Eragon is having tea for two and I am having coffee for one. A thing that regularly fluctuates when I’m writing these is how critical I am of these books. It totally depends what mood I’m in and if I’ve read anything critical of Eragon recently, so that’s why.
Tea for Two
I’ve said it before, but I think that during the early chapters of this book, Brom knows exactly what is going on with Eragon. I thought earlier that he was probably eavesdropping when Garrow and Eragon were visiting Merlock, but now I think he could have been eavesdropping when Eragon tried to pay Sloan with the egg. It’s mentioned in that chapter that Katrina was the one who went and fetched Horst when Sloan started arguing with Eragon. What if, when she went over to Horst’s, Brom was in earshot? He would have probably heard something along the lines of “Hey Horst, Eragon and my father are arguing about some weird stone he found in the Spine, can you help?” I reckon from that, Brom could deduce that the weird stone could possibly be Saphira’s egg; especially if Katrina mentioned that it was blue. What if he started suspecting then, and confirmed it later by eavesdropping when they were with Merlock?
I think Brom mentions later on that this chapter is when he started suspecting Eragon was a rider, but I think that it was much earlier. So I am going to read this chapter with that in mind.
Anyway, this chapter immediately gives us a good (if somewhat rare) example of showing rather than telling in Eragon. The fact that he just rocks up at Brom’s to ‘ask questions’ and this is accepted as normal shows how curious he is. It implies that this is a fairly common occurrence. Eragon’s curiosity is a running theme throughout the series so I like that it’s introduced here.
Brom also tells Eragon to be careful because his books and scrolls are all valuable – I wonder what they are? He doesn’t seem to be much of a bibliophile throughout the rest of the series, so I wonder if he is either just trying to reinforce his storyteller persona or if maybe these are plans and strategies he has written. Perhaps they are materials that he would have used for training the next Rider?
Of course, we get another little hint as to what will come: “Garrow could only tell him that Brom had bought a house in Carvhall nearly fifteen years ago.” A great little tidbit to see on a reread! We will get closure on this little sentence in Inheritance.
Okay, so I am now going to dissect Brom’s discussion on the Riders as if he knows that Eragon has Saphira. I don’t know if this is how it was meant to be, but this is how I think it works best. He starts out by implying that they are not always as powerful as everyone makes them out to be, which I think he is suggesting to plant the seeds of thought in Eragon’s mind that Galbatorix is not invincible.
He then moves on to telling Eragon about the war between the dragons and the elves, which was stopped when an elf called Eragon found a dragon egg. I think that Brom is simply telling Eragon this because it would be an important part of teaching if he were a traditional Rider. That is, it’s an important part of their history. For the same reason, he then tells Eragon about the formation of the Riders.
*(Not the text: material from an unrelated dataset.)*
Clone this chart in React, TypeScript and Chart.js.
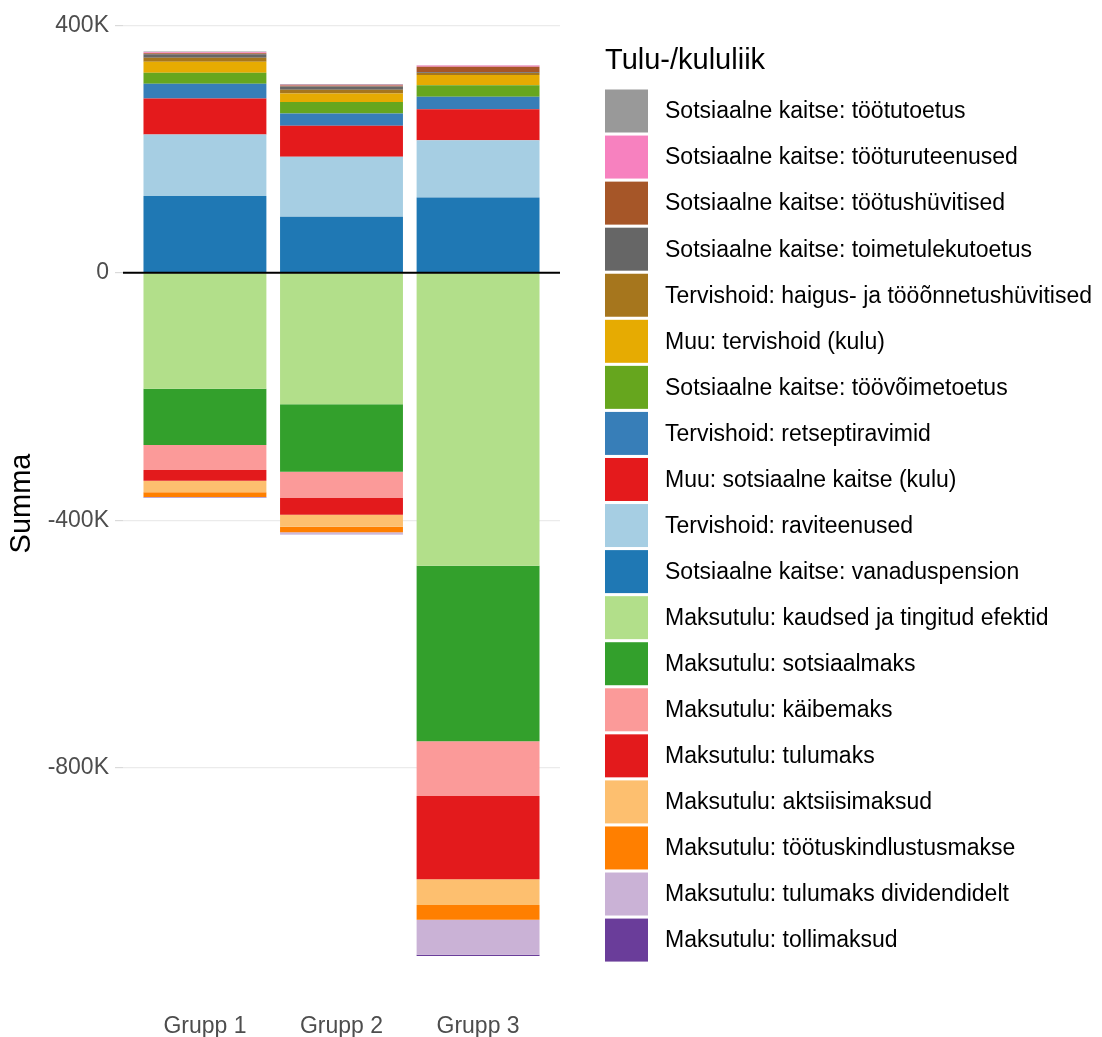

He also mentions that ‘Eragon’ is an honourable name. This could be Brom trying to make a simple suggestion that our Eragon is, and should be, honourable. As in, don’t go joining Galbatorix!
Eragon then says this: “You know, all of us.” Eragon waved his hands vaguely. “Humans in general.” I don’t know why, but I find this sentence stupidly funny and relatable. It’s the waving the hands thing; everyone does it.
Brom goes on to describe Galbatorix’s killing of the dragons as a “murderous slaughter” and calls the dragons loyal to him “twisted“. It might seem a little obvious, but he’s trying to make sure Eragon knows that the king is the bad guy.
He also basically tells Eragon that he won’t be able to hide Saphira forever. He says that they can grow bigger than buildings and that they never stop growing. We know that Eragon just wants to hide Saphira and keep her as a pet, pretty much, but this is Brom telling him that he can’t do that.
Brom also has to know that Eragon doesn’t know much about dragons. He probably rightly suspects that Eragon would think they can breathe fire right away, so he sets him straight. Then Eragon starts making up some nonsense about some trader who knew loads about dragons as an excuse to keep asking questions. Now, I think that later on, Brom tells Eragon that this is when he becomes suspicious. Since I’ve made up my mind that Brom knew earlier, I think his pushing about the identity of the trader is an attempt to get Eragon to confess to him. He knows Eragon is stubborn, so saying that he’s wrong about something Eragon knows to be true, I think he’s trying to trick Eragon into slipping up and admitting that he’s a Rider.
He also warns Eragon of the changes that occur as a rider. He will live for a long time and his appearance will change; again I think this is another attempt to tell him that he cannot hide this forever. He also likely realises that Eragon thinks of Saphira as more of a pet, so he makes sure to tell him otherwise.
He tells Eragon a bunch of dragon names but obviously only one matters: Saphira. Since it’s the only nice one in the list it’s pretty clear this is what she’s going to be called.